Members of the far-right Freedom Caucus in the North Carolina House announced at a press conference last October that they intended to inspect Durham County voting machines for devices that would enable internet connections. That investigation didn’t happen after the state Board of Elections director said unauthorized people can’t have access to voting machines.
In the lead up to October, correspondence between the office of Rep. Keith Kidwell, a Chocowinity Republican and chairman of the Freedom Caucus, and the Board of Elections in the summer of 2021 shows that caucus members had been trying to find a way to open active machines months before they announced they were going into Durham. Elections board staff had been meeting with caucus members about elections processes and trying to convince them that none of the machines used in North Carolina can access the internet.

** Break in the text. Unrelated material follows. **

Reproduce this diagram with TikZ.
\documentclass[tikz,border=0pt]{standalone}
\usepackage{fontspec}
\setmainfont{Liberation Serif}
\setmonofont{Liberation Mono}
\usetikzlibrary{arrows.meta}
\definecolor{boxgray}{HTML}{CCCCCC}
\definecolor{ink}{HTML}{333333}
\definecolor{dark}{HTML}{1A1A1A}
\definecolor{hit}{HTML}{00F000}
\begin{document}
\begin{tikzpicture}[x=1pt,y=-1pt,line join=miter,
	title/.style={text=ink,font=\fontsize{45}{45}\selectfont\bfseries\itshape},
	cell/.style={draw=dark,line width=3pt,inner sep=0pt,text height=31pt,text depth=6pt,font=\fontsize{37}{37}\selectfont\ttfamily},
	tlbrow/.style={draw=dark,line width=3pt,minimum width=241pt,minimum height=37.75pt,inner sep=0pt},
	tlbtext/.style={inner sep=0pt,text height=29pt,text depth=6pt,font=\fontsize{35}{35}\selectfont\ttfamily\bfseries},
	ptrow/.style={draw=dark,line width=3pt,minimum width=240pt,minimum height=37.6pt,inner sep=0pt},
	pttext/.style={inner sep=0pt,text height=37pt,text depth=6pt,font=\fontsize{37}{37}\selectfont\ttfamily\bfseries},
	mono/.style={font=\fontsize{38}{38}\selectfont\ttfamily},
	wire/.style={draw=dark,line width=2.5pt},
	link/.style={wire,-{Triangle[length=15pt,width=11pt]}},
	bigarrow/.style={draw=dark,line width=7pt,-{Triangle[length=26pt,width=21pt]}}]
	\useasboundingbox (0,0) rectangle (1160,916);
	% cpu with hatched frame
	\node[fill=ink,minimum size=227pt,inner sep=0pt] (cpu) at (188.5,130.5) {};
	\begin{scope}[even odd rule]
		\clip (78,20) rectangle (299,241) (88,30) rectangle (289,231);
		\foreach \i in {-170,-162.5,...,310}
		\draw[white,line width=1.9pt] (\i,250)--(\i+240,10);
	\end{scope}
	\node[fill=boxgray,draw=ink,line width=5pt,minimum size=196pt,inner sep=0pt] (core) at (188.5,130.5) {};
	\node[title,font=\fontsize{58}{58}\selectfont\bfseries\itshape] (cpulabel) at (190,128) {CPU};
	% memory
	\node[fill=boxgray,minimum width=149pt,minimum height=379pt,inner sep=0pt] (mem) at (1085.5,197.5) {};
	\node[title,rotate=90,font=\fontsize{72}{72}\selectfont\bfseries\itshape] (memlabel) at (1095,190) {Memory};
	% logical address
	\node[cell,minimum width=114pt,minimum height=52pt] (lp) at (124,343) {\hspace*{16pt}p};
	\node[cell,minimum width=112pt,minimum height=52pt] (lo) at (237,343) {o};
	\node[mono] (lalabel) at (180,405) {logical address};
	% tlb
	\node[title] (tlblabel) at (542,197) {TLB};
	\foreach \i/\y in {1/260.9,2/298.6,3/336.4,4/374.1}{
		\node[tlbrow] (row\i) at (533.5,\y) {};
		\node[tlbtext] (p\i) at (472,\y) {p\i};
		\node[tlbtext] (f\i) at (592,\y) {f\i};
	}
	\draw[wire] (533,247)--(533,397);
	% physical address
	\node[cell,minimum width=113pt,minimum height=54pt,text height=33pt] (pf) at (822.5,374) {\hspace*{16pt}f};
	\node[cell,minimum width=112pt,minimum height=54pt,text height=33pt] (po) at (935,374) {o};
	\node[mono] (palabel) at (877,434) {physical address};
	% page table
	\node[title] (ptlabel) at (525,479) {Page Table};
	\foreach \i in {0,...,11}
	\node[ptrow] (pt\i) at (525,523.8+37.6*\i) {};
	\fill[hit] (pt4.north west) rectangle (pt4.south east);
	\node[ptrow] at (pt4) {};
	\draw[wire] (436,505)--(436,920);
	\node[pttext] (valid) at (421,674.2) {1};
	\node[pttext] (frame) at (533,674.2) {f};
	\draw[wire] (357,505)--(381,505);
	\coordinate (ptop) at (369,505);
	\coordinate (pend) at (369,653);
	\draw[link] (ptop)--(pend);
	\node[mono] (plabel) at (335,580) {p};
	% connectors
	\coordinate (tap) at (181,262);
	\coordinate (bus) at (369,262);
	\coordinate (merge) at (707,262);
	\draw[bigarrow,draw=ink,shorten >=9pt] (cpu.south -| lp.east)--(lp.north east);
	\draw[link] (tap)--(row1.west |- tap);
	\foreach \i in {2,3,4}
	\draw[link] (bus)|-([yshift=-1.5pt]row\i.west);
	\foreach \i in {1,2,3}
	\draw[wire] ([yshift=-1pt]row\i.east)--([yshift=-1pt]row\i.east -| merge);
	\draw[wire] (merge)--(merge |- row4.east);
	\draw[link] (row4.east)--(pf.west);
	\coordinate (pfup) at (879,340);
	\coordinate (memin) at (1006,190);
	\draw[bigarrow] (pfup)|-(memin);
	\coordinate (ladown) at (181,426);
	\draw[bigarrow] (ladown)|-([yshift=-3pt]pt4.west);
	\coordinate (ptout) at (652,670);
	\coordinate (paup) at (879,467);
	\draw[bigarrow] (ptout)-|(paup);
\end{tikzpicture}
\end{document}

“There are no mechanisms in place to send or receive data to or from any modem on certified voting equipment,” elections board spokesman Patrick Gannon told Kidwell in a June 8, 2021 email in answer to a question about modem capabilities.

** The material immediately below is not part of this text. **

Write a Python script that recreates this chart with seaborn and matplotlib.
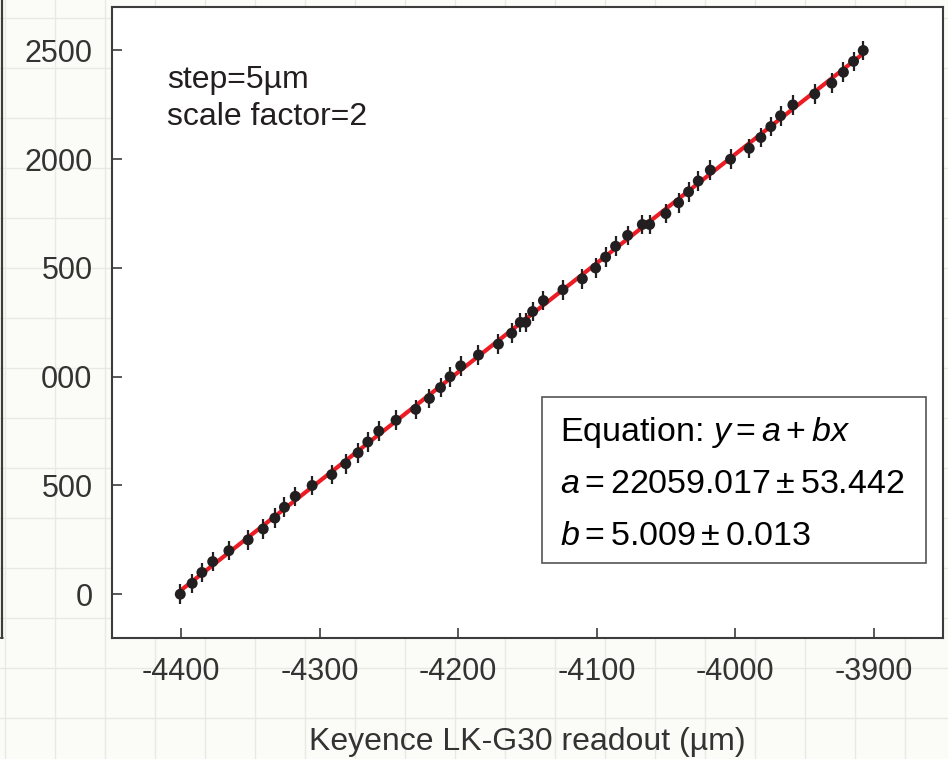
import numpy as np
import pandas as pd
import matplotlib
matplotlib.use("Agg")
import matplotlib.pyplot as plt
import seaborn as sns
from matplotlib.patches import Rectangle

# ---------------- data ----------------
readout_um = [-4400.7, -4392.1, -4385.1, -4377.3, -4365.6, -4351.7, -4340.8, -4332.4,
              -4325.5, -4317.7, -4305.5, -4291.3, -4281.2, -4272.3, -4265.3, -4257.4,
              -4244.9, -4230.7, -4220.8, -4212.8, -4205.9, -4198.2, -4185.4, -4171.0,
              -4161.4, -4155.2, -4151.2, -4146.3, -4138.5, -4124.4, -4110.4, -4100.8,
              -4093.6, -4086.4, -4077.7, -4067.1, -4061.8, -4050.1, -4040.9, -4033.7,
              -4026.7, -4018.0, -4003.4, -3989.9, -3981.5, -3974.3, -3967.3, -3958.4,
              -3942.6, -3930.3, -3921.9, -3914.6, -3907.6]
signal = [0, 50, 100, 150, 200, 250, 300, 350,
          400, 450, 500, 550, 600, 650, 700, 750,
          800, 850, 900, 950, 1000, 1050, 1100, 1150,
          1200, 1250, 1250, 1300, 1350, 1400, 1450, 1500,
          1550, 1600, 1650, 1700, 1700, 1750, 1800, 1850,
          1900, 1950, 2000, 2050, 2100, 2150, 2200, 2250,
          2300, 2350, 2400, 2450, 2500]
signal_err = 45
fit_a = 22059.017
fit_a_err = 53.442
fit_b = 5.009
fit_b_err = 0.013
x_ticks = [-4400, -4300, -4200, -4100, -4000, -3900]
x_tick_labels = ["-4400", "-4300", "-4200", "-4100", "-4000", "-3900"]
y_ticks = [0, 500, 1000, 1500, 2000, 2500]
y_tick_labels = ["0", "500", "000", "500", "2000", "2500"]
x_label = "Keyence LK-G30 readout (\u00b5m)"
note_lines = ["step=5\u00b5m", "scale factor=2"]

df = pd.DataFrame({"readout": readout_um, "signal": signal})
fit_x = np.array([min(readout_um), max(readout_um)])
fit_df = pd.DataFrame({"readout": fit_x, "signal": fit_a + fit_b * fit_x})

# ---------------- style ----------------
sns.set_theme(style="ticks")
plt.rcParams["font.family"] = ["Liberation Sans", "DejaVu Sans"]
plt.rcParams["mathtext.fontset"] = "custom"
plt.rcParams["mathtext.rm"] = "Liberation Sans"
plt.rcParams["mathtext.it"] = "Liberation Sans:italic"

W, H = 948, 759
fig = plt.figure(figsize=(W / 100, H / 100), dpi=100, facecolor="#fbfbf7")

# graph-paper background
bg = fig.add_axes([0, 0, 1, 1], zorder=-10)
bg.set_xlim(0, W)
bg.set_ylim(H, 0)
bg.axis("off")
for xv in range(5, W, 50):
    bg.axvline(xv, color="#e9e9e3", lw=1.0)
for yv in range(18, H, 50):
    bg.axhline(yv, color="#e9e9e3", lw=1.0)
bg.plot([2.5, 2.5], [0, 638], color="#3c3c3c", lw=1.6)
bg.plot([0, 3], [638, 638], color="#3c3c3c", lw=1.2)

ax = fig.add_axes([112 / W, 1 - 637.7 / H, 831 / W, 630.7 / H], zorder=1)
ax.set_facecolor("white")

sns.lineplot(data=fit_df, x="readout", y="signal", ax=ax, color="#ed1c24",
             lw=3.0, zorder=2)
ax.errorbar(df["readout"], df["signal"], yerr=signal_err, fmt="none",
            ecolor="#231f20", elinewidth=1.6, capsize=0, zorder=3)
sns.scatterplot(data=df, x="readout", y="signal", ax=ax, color="#231f20",
                s=62, edgecolor="none", linewidth=0, zorder=4)

ax.set_xlim(-4450, -3850)
ax.set_ylim(-200, 2700)
ax.set_xticks(x_ticks)
ax.set_xticklabels(x_tick_labels)
ax.set_yticks(y_ticks)
ax.set_yticklabels(y_tick_labels)
ax.tick_params(axis="both", direction="in", length=7, width=1.2,
               colors="#3c3c3c", labelsize=22, labelcolor="#333333")
ax.tick_params(axis="y", pad=14)
ax.tick_params(axis="x", pad=14)
for sp in ax.spines.values():
    sp.set_visible(True)
    sp.set_color("#3c3c3c")
    sp.set_linewidth(1.5)
ax.set_xlabel(x_label, fontsize=23, color="#333333", labelpad=29)
ax.set_ylabel("")

# notes
ax.text(0.066, 0.871, note_lines[0], transform=ax.transAxes, fontsize=23,
        color="#231f20", va="baseline", ha="left")
ax.text(0.066, 0.8128, note_lines[1], transform=ax.transAxes, fontsize=23,
        color="#231f20", va="baseline", ha="left")

# equation box
ax.add_patch(Rectangle((0.517, 0.119), 0.463, 0.262, transform=ax.transAxes,
                       facecolor="white", edgecolor="#555555", lw=1.2, zorder=5))
eq_lines = [r"Equation: $y = a + bx$",
            r"$a = %.3f \pm %.3f$" % (fit_a, fit_a_err),
            r"$b = %.3f \pm %.3f$" % (fit_b, fit_b_err)]
for txt, yb in zip(eq_lines, [0.312, 0.230, 0.147]):
    ax.text(0.539, yb, txt, transform=ax.transAxes, fontsize=24.5,
            color="black", va="baseline", ha="left", zorder=6)

fig.savefig("out.png", dpi=100, facecolor=fig.get_facecolor())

“And state law prohibits any county from using a modem connection in voting equipment,” Gannon added.
The correspondence was obtained through a public records request.
A “Trusted Elections” tour that plans to stop in each of the state’s 14 congressional districts devotes time in each 90-minute town hall for an explanation on how voting machines work.
In addition to computer experts, the meetings feature county elections directors, Democratic and Republican elections lawyers, and Democratic and Republican members of county elections boards. The Carter Center, a nonprofit based in Atlanta, is sponsoring the tour. Bob Orr, a former Republican Supreme Court justice, and former Charlotte Mayor Jennifer Roberts are leading the effort.
At the Johnston County courthouse on Aug. 31, Brad Reaves, an expert in computer system privacy at NC State University told the audience that none of the state’s voting machines can be hacked because they’re never connected to a network.
Mitch Kokai, senior political analyst at the John Locke Foundation, moderated the session and asked panelist questions the audience submitted. The local elections officials got the challenging ones.
Among the questions: Why can’t a county hand-count if that’s what the community wants to do?
Johnston County elections board Chairman Gordon Woodruff said there are far too many ballots to count by hand. About 111,000 people voted in Johnston County in 2020.
Recent recounts have found errors of one or two votes, representing a tiny fraction of 1%, he said. And the hand-eye audits that the state requires for selected precincts confirm the machines’ accuracy, he said.
“The machines are so good, it’s really not a major issue,” Woodruff said.
Nonetheless, interest in hand-counting is taking root. It’s become a theme for the half-dozen or so people who regularly attended Surry commissioners’ meetings this summer to complain about elections.
One resident told Surry commissioners that school children should be given the task of counting ballots as part of civics instruction starting in sixth grade.
In an interview this week, Orr said elections officials have appreciated the chance to talk about what they do. Participants aren’t there to challenge people’s beliefs, he said, but to let audiences hear from the local people who run elections about how it all works.
Some of the same questions get asked at every stop, Orr said. He thinks members of groups challenging the elections go to the town halls to raise them.
The only real “vocal pushback” so far came in New Bern, where a video substituted for a live election security expert. People in the audience called it “propaganda” and “lies,” he said
“It’s lack of information, or understanding, or confidence in technology,” Orr said. “I don’t’ know what you do about that, but we’re trying.”
The “Trusted Elections” tour has an online town hall scheduled for Monday, Sept. 19.